▽

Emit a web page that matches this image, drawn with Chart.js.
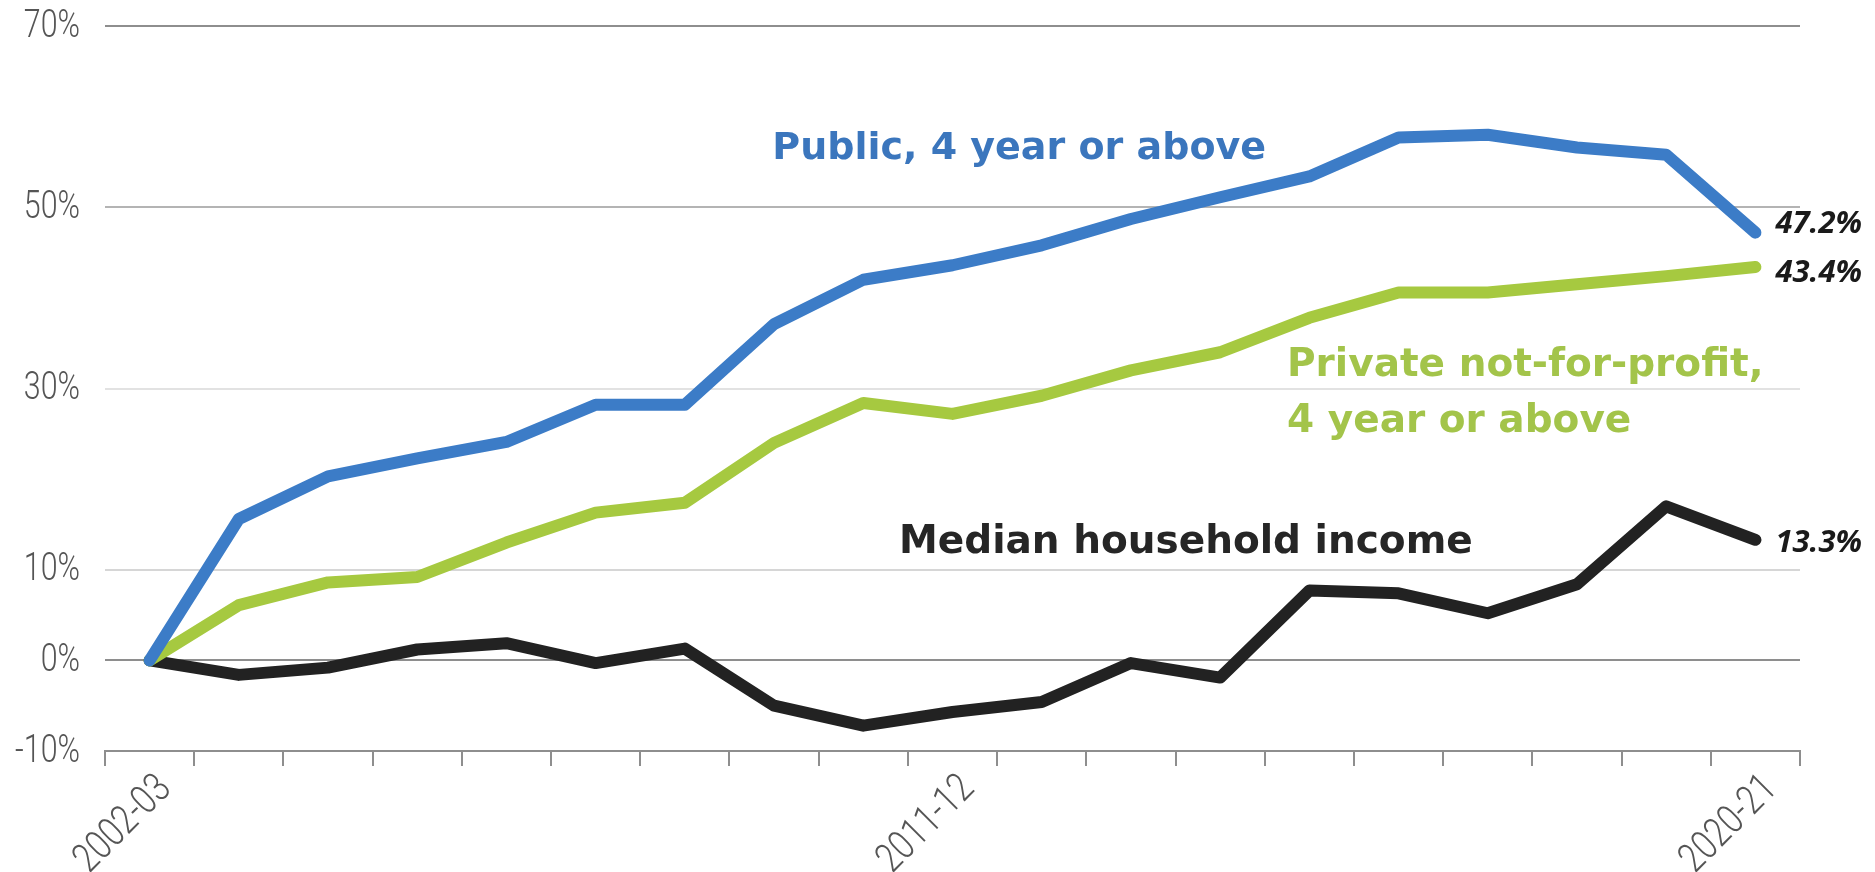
<!DOCTYPE html>
<html>
<head>
<meta charset="utf-8">
<script src="https://cdn.jsdelivr.net/npm/chart.js"></script>
<style>
  html, body { margin: 0; padding: 0; background: #fff; }
  #wrap { width: 1875px; height: 872px; position: relative; }
</style>
</head>
<body>
<div id="wrap"><canvas id="tuition-chart"></canvas></div>
<script>
// academic years on the x axis
const years = [
  "2002-03", "2003-04", "2004-05", "2005-06", "2006-07", "2007-08", "2008-09",
  "2009-10", "2010-11", "2011-12", "2012-13", "2013-14", "2014-15", "2015-16",
  "2016-17", "2017-18", "2018-19", "2019-20", "2020-21",
];
const shownYears = ["2002-03", "2011-12", "2020-21"];

// cumulative change since 2002-03, in percent
const publicFourYear = [
  0, 15.6, 20.3, 22.3, 24.1, 28.2, 28.2, 37.1, 42.0, 43.6,
  45.8, 48.7, 51.1, 53.4, 57.7, 58.0, 56.6, 55.8, 47.2,
];
const privateNonprofit = [
  0, 6.1, 8.6, 9.2, 13.0, 16.3, 17.4, 24.0, 28.4, 27.2,
  29.2, 32.0, 34.0, 37.8, 40.6, 40.6, 41.5, 42.4, 43.4,
];
const medianIncome = [
  0, -1.6, -0.8, 1.2, 1.9, -0.3, 1.3, -5.0, -7.2, -5.7,
  -4.6, -0.3, -1.9, 7.7, 7.4, 5.2, 8.4, 17.0, 13.3,
];

const yTicks = [-10, 0, 10, 30, 50, 70];

const BLUE = "#3c7cc7";
const GREEN = "#a6c940";
const BLACK = "#222222";

const gridColors = {
  70: "#8e8e8e",
  50: "#b4b4b4",
  30: "#e2e2e2",
  10: "#d6d6d6",
  0: "#8e8e8e",
};

// narrow grey axis text: regular face squeezed horizontally
const AXIS_FONT = "300 38px Roboto";
const AXIS_FONT_X = "300 41px Roboto";
const SQUEEZE = 0.8;

const axisLabels = {
  id: "axisLabels",
  afterDraw(chart) {
    const { ctx, scales } = chart;
    const xs = scales.x;
    const ys = scales.y;
    ctx.save();
    ctx.fillStyle = "#555";
    ctx.textBaseline = "middle";
    ctx.textAlign = "right";

    ctx.font = AXIS_FONT;
    ys.ticks.forEach((t) => {
      ctx.save();
      ctx.translate(ys.right - 25, ys.getPixelForValue(t.value) + 1);
      ctx.scale(SQUEEZE, 1);
      ctx.fillText(t.value + "%", 0, 0);
      ctx.restore();
    });

    ctx.font = AXIS_FONT_X;
    years.forEach((y, i) => {
      if (!shownYears.includes(y)) return;
      ctx.save();
      ctx.translate(xs.getPixelForValue(i) + 16, xs.top + 32);
      ctx.rotate(-Math.PI / 4);
      ctx.scale(SQUEEZE, 1);
      ctx.fillText(y, 0, 0);
      ctx.restore();
    });
    ctx.restore();
  },
};

// series names and last-value labels, placed in data units
const seriesLabels = {
  id: "seriesLabels",
  afterDatasetsDraw(chart, args, opts) {
    const { ctx, scales } = chart;
    const xs = scales.x;
    const ys = scales.y;
    ctx.save();
    ctx.textAlign = "left";

    ctx.textBaseline = "alphabetic";
    opts.names.forEach((n) => {
      ctx.font = n.font;
      ctx.fillStyle = n.color;
      const px = xs.left + (n.x + 0.5) * (xs.width / years.length);
      ctx.fillText(n.text, px, ys.getPixelForValue(n.y));
    });

    ctx.textBaseline = "middle";
    ctx.font = opts.endFont;
    ctx.fillStyle = "#1a1a1a";
    chart.data.datasets.forEach((ds, i) => {
      const last = ds.data[ds.data.length - 1];
      const px = xs.getPixelForValue(ds.data.length - 1) + 20;
      const py = ys.getPixelForValue(last) + (opts.endShift[i] || 0);
      ctx.fillText(last.toFixed(1) + "%", px, py);
    });
    ctx.restore();
  },
};

const NAME_FONT = "bold 39px 'DejaVu Sans'";

const ctx = document.getElementById("tuition-chart").getContext("2d");
new Chart(ctx, {
  type: "line",
  data: {
    labels: years,
    datasets: [
      {
        label: "Public, 4 year or above",
        data: publicFourYear,
        borderColor: BLUE,
        order: 0,
      },
      {
        label: "Private not-for-profit, 4 year or above",
        data: privateNonprofit,
        borderColor: GREEN,
        order: 1,
      },
      {
        label: "Median household income",
        data: medianIncome,
        borderColor: BLACK,
        order: 2,
      },
    ],
  },
  options: {
    responsive: true,
    maintainAspectRatio: false,
    animation: false,
    events: [],
    layout: { padding: { top: 26, right: 75, left: 0, bottom: 0 } },
    elements: {
      point: { radius: 0 },
      line: {
        borderWidth: 12,
        tension: 0,
        borderCapStyle: "round",
        borderJoinStyle: "round",
        fill: false,
      },
    },
    plugins: {
      legend: { display: false },
      tooltip: { enabled: false },
      seriesLabels: {
        endFont: "italic bold 31px 'Open Sans'",
        endShift: [-8, 6.5, 3.6],
        names: [
          { text: "Public, 4 year or above", x: 6.98, y: 55.3, color: "#3b76bd", font: "bold 38px 'DejaVu Sans'" },
          { text: "Private not-for-profit,", x: 12.75, y: 31.4, color: "#a3c44a", font: NAME_FONT },
          { text: "4 year or above", x: 12.75, y: 25.2, color: "#a3c44a", font: NAME_FONT },
          { text: "Median household income", x: 8.4, y: 11.8, color: "#262626", font: NAME_FONT },
        ],
      },
    },
    scales: {
      x: {
        offset: true,
        grid: {
          offset: true,
          drawOnChartArea: false,
          tickLength: 15,
          color: "#8e8e8e",
          lineWidth: 2,
        },
        border: { color: "#8e8e8e", width: 2 },
        ticks: { display: false, autoSkip: false },
        afterFit: (scale) => {
          scale.height = 121;
        },
      },
      y: {
        min: -10,
        max: 70,
        afterBuildTicks: (scale) => {
          scale.ticks = yTicks.map((v) => ({ value: v }));
        },
        grid: {
          drawTicks: false,
          lineWidth: 2,
          color: (c) => gridColors[c.tick.value] || "rgba(0,0,0,0)",
        },
        border: { display: false },
        ticks: { display: false },
        afterFit: (scale) => {
          scale.width = 105;
        },
      },
    },
  },
  plugins: [seriesLabels, axisLabels],
});
</script>
</body>
</html>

△

#### [Stated problem]
Leave out the pictures and reproduce the rest of the listing exactly.

#### [Result]
Emit a web page that matches this image, drawn with Chart.js.
<!DOCTYPE html>
<html>
<head>
<meta charset="utf-8">
<script src="https://cdn.jsdelivr.net/npm/chart.js"></script>
<style>
  html, body { margin: 0; padding: 0; background: #fff; }
  #wrap { width: 1875px; height: 872px; position: relative; }
</style>
</head>
<body>
<div id="wrap"><canvas id="tuition-chart"></canvas></div>
<script>
// academic years on the x axis
const years = [
  "2002-03", "2003-04", "2004-05", "2005-06", "2006-07", "2007-08", "2008-09",
  "2009-10", "2010-11", "2011-12", "2012-13", "2013-14", "2014-15", "2015-16",
  "2016-17", "2017-18", "2018-19", "2019-20", "2020-21",
];
const shownYears = ["2002-03", "2011-12", "2020-21"];

// cumulative change since 2002-03, in percent
const publicFourYear = [
  0, 15.6, 20.3, 22.3, 24.1, 28.2, 28.2, 37.1, 42.0, 43.6,
  45.8, 48.7, 51.1, 53.4, 57.7, 58.0, 56.6, 55.8, 47.2,
];
const privateNonprofit = [
  0, 6.1, 8.6, 9.2, 13.0, 16.3, 17.4, 24.0, 28.4, 27.2,
  29.2, 32.0, 34.0, 37.8, 40.6, 40.6, 41.5, 42.4, 43.4,
];
const medianIncome = [
  0, -1.6, -0.8, 1.2, 1.9, -0.3, 1.3, -5.0, -7.2, -5.7,
  -4.6, -0.3, -1.9, 7.7, 7.4, 5.2, 8.4, 17.0, 13.3,
];

const yTicks = [-10, 0, 10, 30, 50, 70];

const BLUE = "#3c7cc7";
const GREEN = "#a6c940";
const BLACK = "#222222";

const gridColors = {
  70: "#8e8e8e",
  50: "#b4b4b4",
  30: "#e2e2e2",
  10: "#d6d6d6",
  0: "#8e8e8e",
};

// narrow grey axis text: regular face squeezed horizontally
const AXIS_FONT = "300 38px Roboto";
const AXIS_FONT_X = "300 41px Roboto";
const SQUEEZE = 0.8;

const axisLabels = {
  id: "axisLabels",
  afterDraw(chart) {
    const { ctx, scales } = chart;
    const xs = scales.x;
    const ys = scales.y;
    ctx.save();
    ctx.fillStyle = "#555";
    ctx.textBaseline = "middle";
    ctx.textAlign = "right";

    ctx.font = AXIS_FONT;
    ys.ticks.forEach((t) => {
      ctx.save();
      ctx.translate(ys.right - 25, ys.getPixelForValue(t.value) + 1);
      ctx.scale(SQUEEZE, 1);
      ctx.fillText(t.value + "%", 0, 0);
      ctx.restore();
    });

    ctx.font = AXIS_FONT_X;
    years.forEach((y, i) => {
      if (!shownYears.includes(y)) return;
      ctx.save();
      ctx.translate(xs.getPixelForValue(i) + 16, xs.top + 32);
      ctx.rotate(-Math.PI / 4);
      ctx.scale(SQUEEZE, 1);
      ctx.fillText(y, 0, 0);
      ctx.restore();
    });
    ctx.restore();
  },
};

// series names and last-value labels, placed in data units
const seriesLabels = {
  id: "seriesLabels",
  afterDatasetsDraw(chart, args, opts) {
    const { ctx, scales } = chart;
    const xs = scales.x;
    const ys = scales.y;
    ctx.save();
    ctx.textAlign = "left";

    ctx.textBaseline = "alphabetic";
    opts.names.forEach((n) => {
      ctx.font = n.font;
      ctx.fillStyle = n.color;
      const px = xs.left + (n.x + 0.5) * (xs.width / years.length);
      ctx.fillText(n.text, px, ys.getPixelForValue(n.y));
    });

    ctx.textBaseline = "middle";
    ctx.font = opts.endFont;
    ctx.fillStyle = "#1a1a1a";
    chart.data.datasets.forEach((ds, i) => {
      const last = ds.data[ds.data.length - 1];
      const px = xs.getPixelForValue(ds.data.length - 1) + 20;
      const py = ys.getPixelForValue(last) + (opts.endShift[i] || 0);
      ctx.fillText(last.toFixed(1) + "%", px, py);
    });
    ctx.restore();
  },
};

const NAME_FONT = "bold 39px 'DejaVu Sans'";

const ctx = document.getElementById("tuition-chart").getContext("2d");
new Chart(ctx, {
  type: "line",
  data: {
    labels: years,
    datasets: [
      {
        label: "Public, 4 year or above",
        data: publicFourYear,
        borderColor: BLUE,
        order: 0,
      },
      {
        label: "Private not-for-profit, 4 year or above",
        data: privateNonprofit,
        borderColor: GREEN,
        order: 1,
      },
      {
        label: "Median household income",
        data: medianIncome,
        borderColor: BLACK,
        order: 2,
      },
    ],
  },
  options: {
    responsive: true,
    maintainAspectRatio: false,
    animation: false,
    events: [],
    layout: { padding: { top: 26, right: 75, left: 0, bottom: 0 } },
    elements: {
      point: { radius: 0 },
      line: {
        borderWidth: 12,
        tension: 0,
        borderCapStyle: "round",
        borderJoinStyle: "round",
        fill: false,
      },
    },
    plugins: {
      legend: { display: false },
      tooltip: { enabled: false },
      seriesLabels: {
        endFont: "italic bold 31px 'Open Sans'",
        endShift: [-8, 6.5, 3.6],
        names: [
          { text: "Public, 4 year or above", x: 6.98, y: 55.3, color: "#3b76bd", font: "bold 38px 'DejaVu Sans'" },
          { text: "Private not-for-profit,", x: 12.75, y: 31.4, color: "#a3c44a", font: NAME_FONT },
          { text: "4 year or above", x: 12.75, y: 25.2, color: "#a3c44a", font: NAME_FONT },
          { text: "Median household income", x: 8.4, y: 11.8, color: "#262626", font: NAME_FONT },
        ],
      },
    },
    scales: {
      x: {
        offset: true,
        grid: {
          offset: true,
          drawOnChartArea: false,
          tickLength: 15,
          color: "#8e8e8e",
          lineWidth: 2,
        },
        border: { color: "#8e8e8e", width: 2 },
        ticks: { display: false, autoSkip: false },
        afterFit: (scale) => {
          scale.height = 121;
        },
      },
      y: {
        min: -10,
        max: 70,
        afterBuildTicks: (scale) => {
          scale.ticks = yTicks.map((v) => ({ value: v }));
        },
        grid: {
          drawTicks: false,
          lineWidth: 2,
          color: (c) => gridColors[c.tick.value] || "rgba(0,0,0,0)",
        },
        border: { display: false },
        ticks: { display: false },
        afterFit: (scale) => {
          scale.width = 105;
        },
      },
    },
  },
  plugins: [seriesLabels, axisLabels],
});
</script>
</body>
</html>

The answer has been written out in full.